Immediately (well, as immediate as a doom record can be), you’re presented with the most obvious change brought by Horrible Night — the vocals. Olly Pearson now also invokes the gritty cleans of Ozzy Osbourne as well as performing some of the most tortured screeches around, which some may find jarring given Moss’ past, but as you move through the album it’s obvious this switch was a stroke of genius. Before, vocals were another instrument designed solely to drag out notes and add another layer to their wall-of-sound approach, but now they’re are a component that stands at the forefront of it all, turning the once snail-pace tectonic shift into a psychedelic, hazy occult ritual.
Despite all this talk of progression and movement, at the heart of it, the core elements are still present here. ‘Horrible Nights‘ begins and abuses a plethora of sickeningly drawn out and heavy riffs that firmly impose themselves upon you and continue to do so in that fashion for a good eleven minutes. Not for the faint of heart, clearly, but there’s an underlying mesmerizing tone to it all that’s only really possible with droning doom that’s done well. So, it’s even more surprising that Moss manage to repeat this success three more times in the main centre pieces of the album; ‘Dark Lady‘, ‘The Coral Of Chaos‘ and acid-drenched closer ‘I Saw Them That Night‘.
The main issue with Horrible Night is probably the same issue faced any doom band that likes to hold riffs right up to the expiration date — one man’s hypnotic and alluring will be another man’s dull and boring. Horrible Night doesn’t do anything to avoid this scenario, to do so would compromise a lot of the integrity of the sound, and so naysayers of the style will find little to no comfort here.
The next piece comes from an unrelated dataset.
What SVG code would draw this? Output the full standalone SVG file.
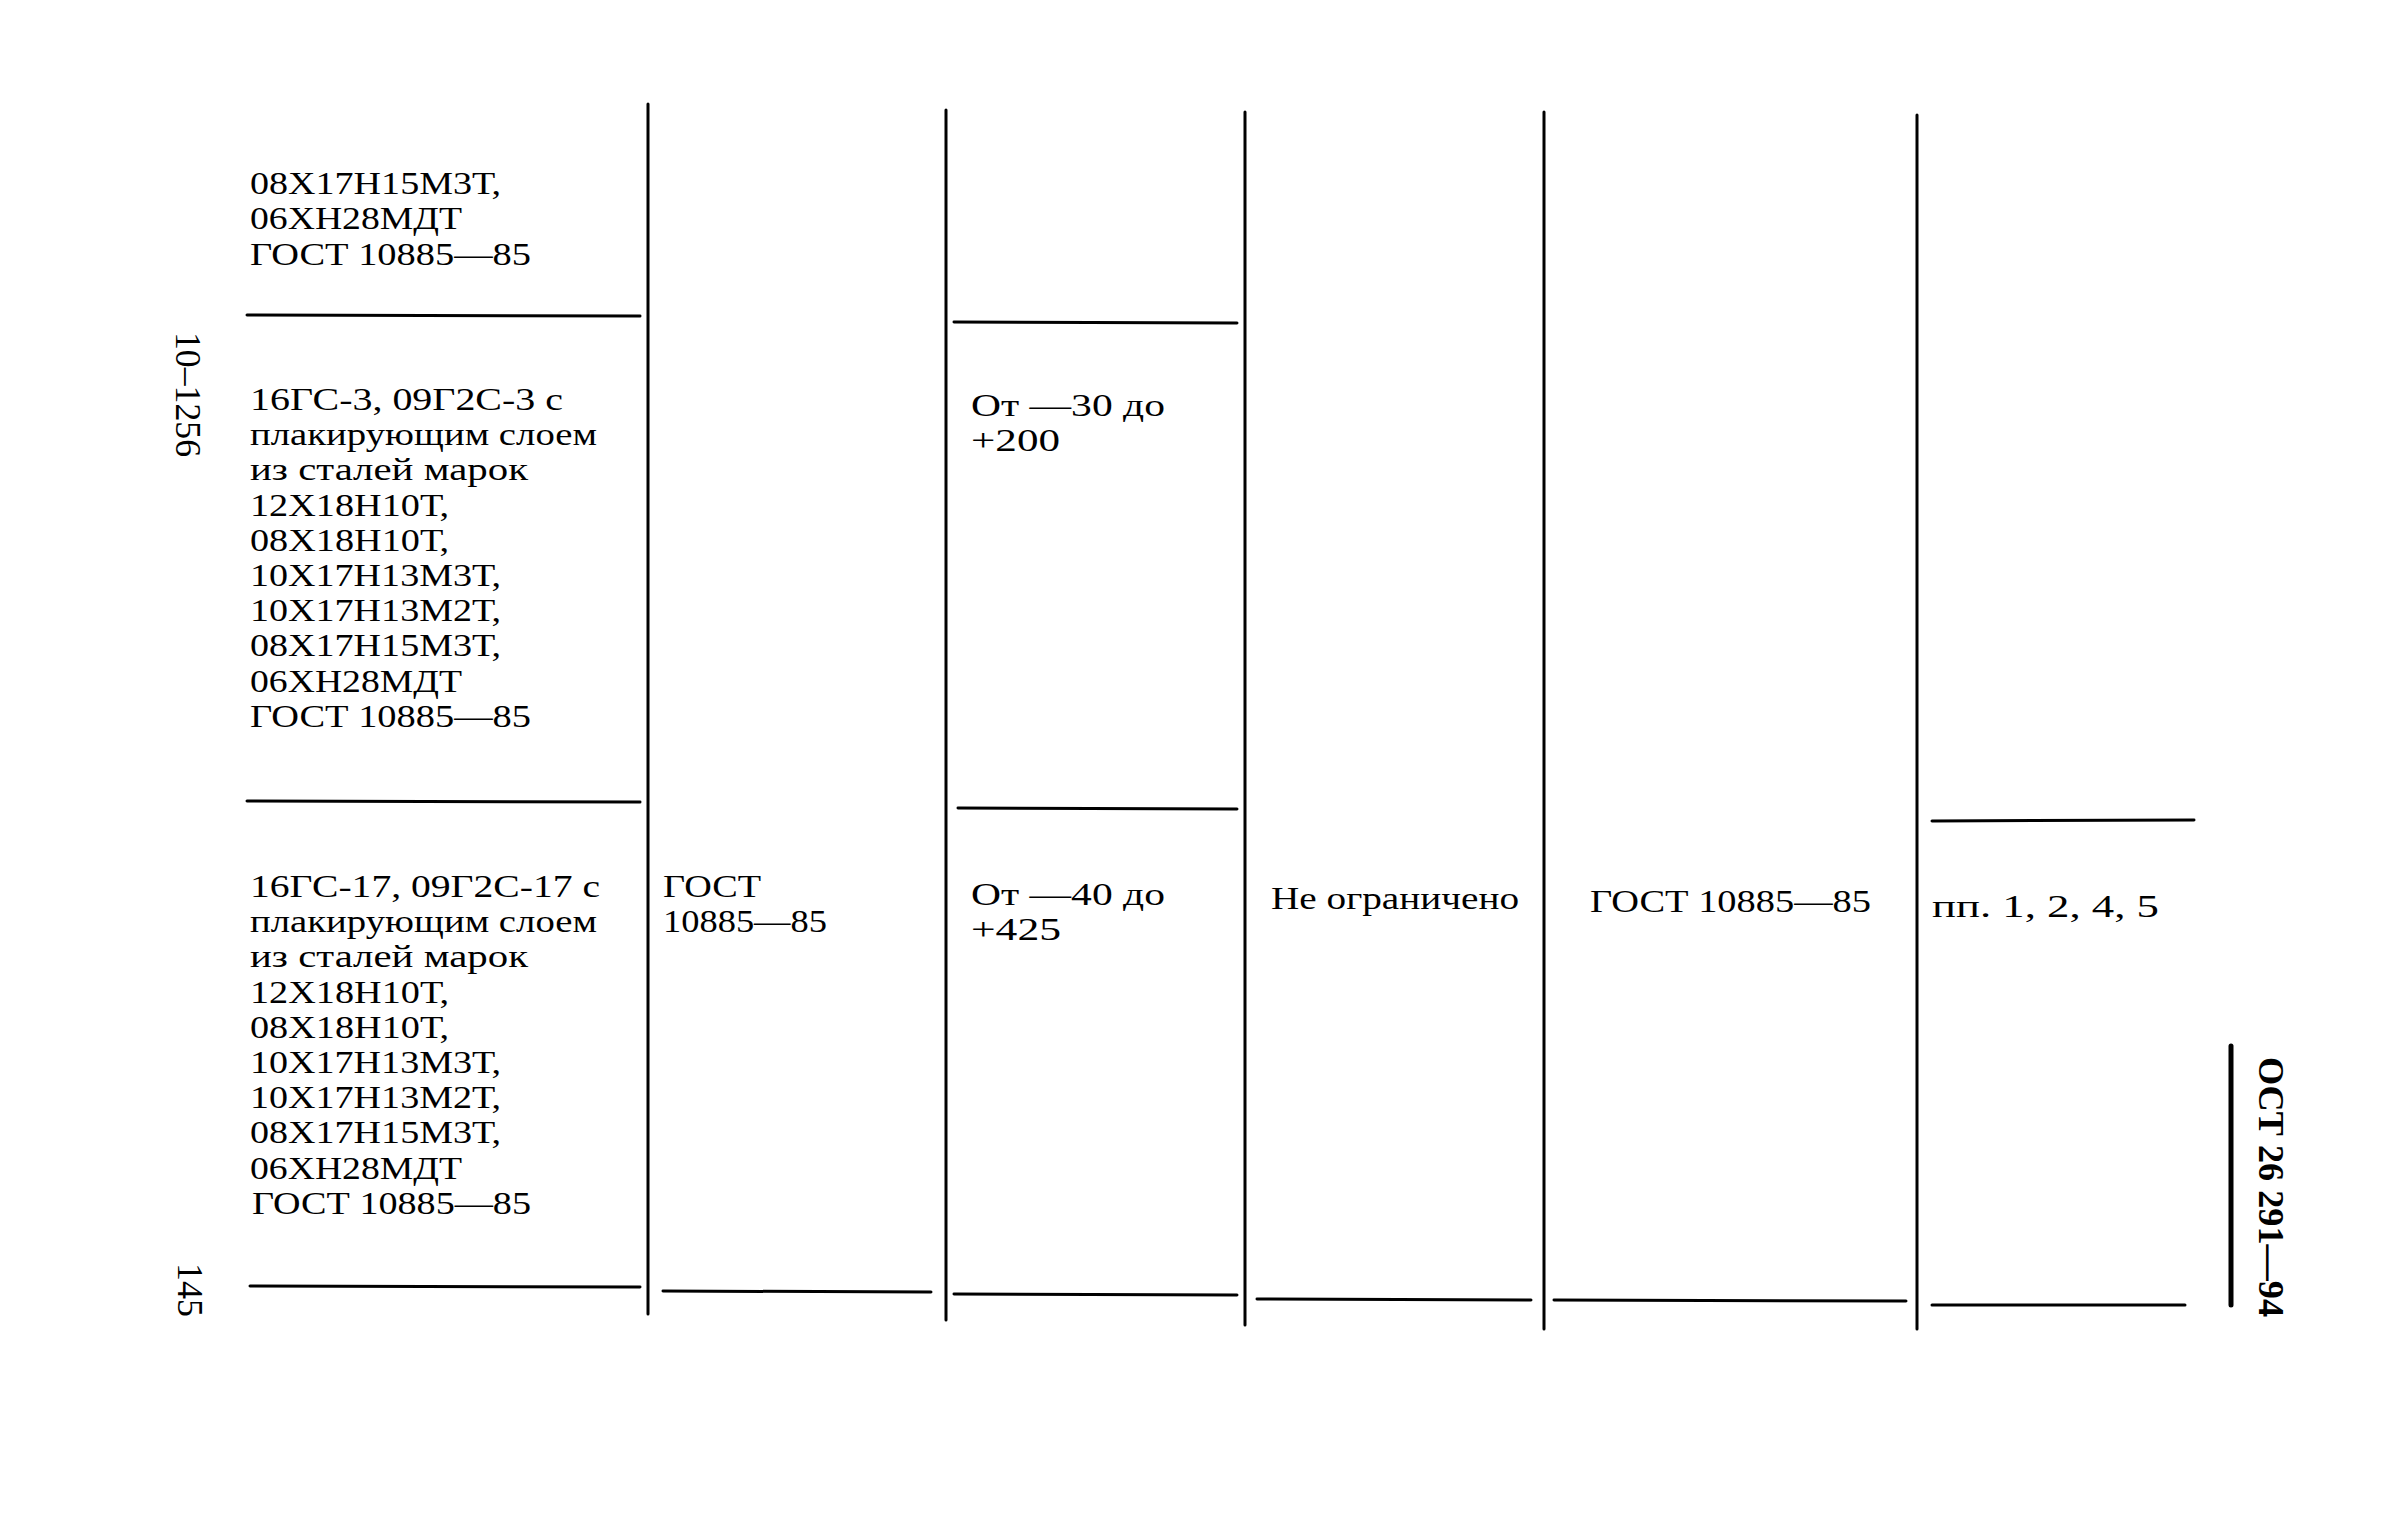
<svg xmlns="http://www.w3.org/2000/svg" width="2401" height="1536" viewBox="0 0 2401 1536">
<style>
text{font-family:"Liberation Serif","Times New Roman",serif;font-size:31px;fill:#000}
.b{font-weight:bold;font-size:35px}
.m{font-size:35px}
line{stroke:#000;stroke-width:3;stroke-linecap:round}
.thick{stroke-width:5}
</style>
<rect width="2401" height="1536" fill="#fff"/>
<g id="connectors">
<line x1="648" y1="104" x2="648" y2="1314"/>
<line x1="946" y1="110" x2="946" y2="1320"/>
<line x1="1245" y1="112" x2="1245" y2="1325"/>
<line x1="1544" y1="112" x2="1544" y2="1329"/>
<line x1="1917" y1="115" x2="1917" y2="1329"/>
<line x1="247" y1="315" x2="640" y2="316"/>
<line x1="247" y1="801" x2="640" y2="802"/>
<line x1="250" y1="1286" x2="640" y2="1287"/>
<line x1="954" y1="322" x2="1237" y2="323"/>
<line x1="958" y1="808" x2="1237" y2="809"/>
<line x1="663" y1="1291" x2="931" y2="1292"/>
<line x1="954" y1="1294" x2="1237" y2="1295"/>
<line x1="1257" y1="1299" x2="1531" y2="1300"/>
<line x1="1554" y1="1300" x2="1906" y2="1301"/>
<line x1="1932" y1="821" x2="2194" y2="820"/>
<line x1="1932" y1="1305" x2="2185" y2="1305"/>
<line class="thick" x1="2231" y1="1046" x2="2231" y2="1305"/>
</g>
<g id="row1-col1">
<text x="250" y="194" textLength="251" lengthAdjust="spacingAndGlyphs">08Х17Н15М3Т,</text>
<text x="250" y="229" textLength="212" lengthAdjust="spacingAndGlyphs">06ХН28МДТ</text>
<text x="250" y="265" textLength="281" lengthAdjust="spacingAndGlyphs">ГОСТ 10885—85</text>
</g>
<g id="row2-col1">
<text x="250" y="410" textLength="313" lengthAdjust="spacingAndGlyphs">16ГС-3, 09Г2С-3 с</text>
<text x="250" y="445" textLength="347" lengthAdjust="spacingAndGlyphs">плакирующим слоем</text>
<text x="250" y="480" textLength="278" lengthAdjust="spacingAndGlyphs">из сталей марок</text>
<text x="250" y="516" textLength="199" lengthAdjust="spacingAndGlyphs">12Х18Н10Т,</text>
<text x="250" y="551" textLength="199" lengthAdjust="spacingAndGlyphs">08Х18Н10Т,</text>
<text x="250" y="586" textLength="251" lengthAdjust="spacingAndGlyphs">10Х17Н13М3Т,</text>
<text x="250" y="621" textLength="251" lengthAdjust="spacingAndGlyphs">10Х17Н13М2Т,</text>
<text x="250" y="656" textLength="251" lengthAdjust="spacingAndGlyphs">08Х17Н15М3Т,</text>
<text x="250" y="692" textLength="212" lengthAdjust="spacingAndGlyphs">06ХН28МДТ</text>
<text x="250" y="727" textLength="281" lengthAdjust="spacingAndGlyphs">ГОСТ 10885—85</text>
</g>
<g id="row2-col3">
<text x="971" y="416" textLength="194" lengthAdjust="spacingAndGlyphs">От —30 до</text>
<text x="971" y="451" textLength="89" lengthAdjust="spacingAndGlyphs">+200</text>
</g>
<g id="row3-col1">
<text x="250" y="897" textLength="350" lengthAdjust="spacingAndGlyphs">16ГС-17, 09Г2С-17 с</text>
<text x="250" y="932" textLength="347" lengthAdjust="spacingAndGlyphs">плакирующим слоем</text>
<text x="250" y="967" textLength="278" lengthAdjust="spacingAndGlyphs">из сталей марок</text>
<text x="250" y="1003" textLength="199" lengthAdjust="spacingAndGlyphs">12Х18Н10Т,</text>
<text x="250" y="1038" textLength="199" lengthAdjust="spacingAndGlyphs">08Х18Н10Т,</text>
<text x="250" y="1073" textLength="251" lengthAdjust="spacingAndGlyphs">10Х17Н13М3Т,</text>
<text x="250" y="1108" textLength="251" lengthAdjust="spacingAndGlyphs">10Х17Н13М2Т,</text>
<text x="250" y="1143" textLength="251" lengthAdjust="spacingAndGlyphs">08Х17Н15М3Т,</text>
<text x="250" y="1179" textLength="212" lengthAdjust="spacingAndGlyphs">06ХН28МДТ</text>
<text x="252" y="1214" textLength="279" lengthAdjust="spacingAndGlyphs">ГОСТ 10885—85</text>
</g>
<g id="row3-col2">
<text x="663" y="897" textLength="98" lengthAdjust="spacingAndGlyphs">ГОСТ</text>
<text x="663" y="932" textLength="164" lengthAdjust="spacingAndGlyphs">10885—85</text>
</g>
<g id="row3-col3">
<text x="971" y="905" textLength="194" lengthAdjust="spacingAndGlyphs">От —40 до</text>
<text x="971" y="940" textLength="90" lengthAdjust="spacingAndGlyphs">+425</text>
</g>
<g id="row3-col4">
<text x="1271" y="909" textLength="248" lengthAdjust="spacingAndGlyphs">Не ограничено</text>
</g>
<g id="row3-col5">
<text x="1590" y="912" textLength="281" lengthAdjust="spacingAndGlyphs">ГОСТ 10885—85</text>
</g>
<g id="row3-col6">
<text x="1932" y="917" textLength="227" lengthAdjust="spacingAndGlyphs">пп. 1, 2, 4, 5</text>
</g>
<g id="margin">
<text class="m" transform="translate(176,332) rotate(90)" textLength="125" lengthAdjust="spacingAndGlyphs">10–1256</text>
<text class="m" transform="translate(178,1263) rotate(90)" textLength="54" lengthAdjust="spacingAndGlyphs">145</text>
<text class="b" transform="translate(2259,1057) rotate(90)" textLength="260" lengthAdjust="spacingAndGlyphs">ОСТ 26 291—94</text>
</g>
</svg>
In the grand scheme of things, the band aren’t afraid to push it, but for the most part they appease the attention span of someone who is well versed in the world of Ahab, Esoteric et alii.
Moss have taken a huge step forward here so it’s only natural there’s a little wavering as they move from the dank, dark underground to the candle-lit black mass, but still this three-piece manage once again to prove why they’re an integral axiom within funeral doom and manage to make a horrifically pleasing racket doing it.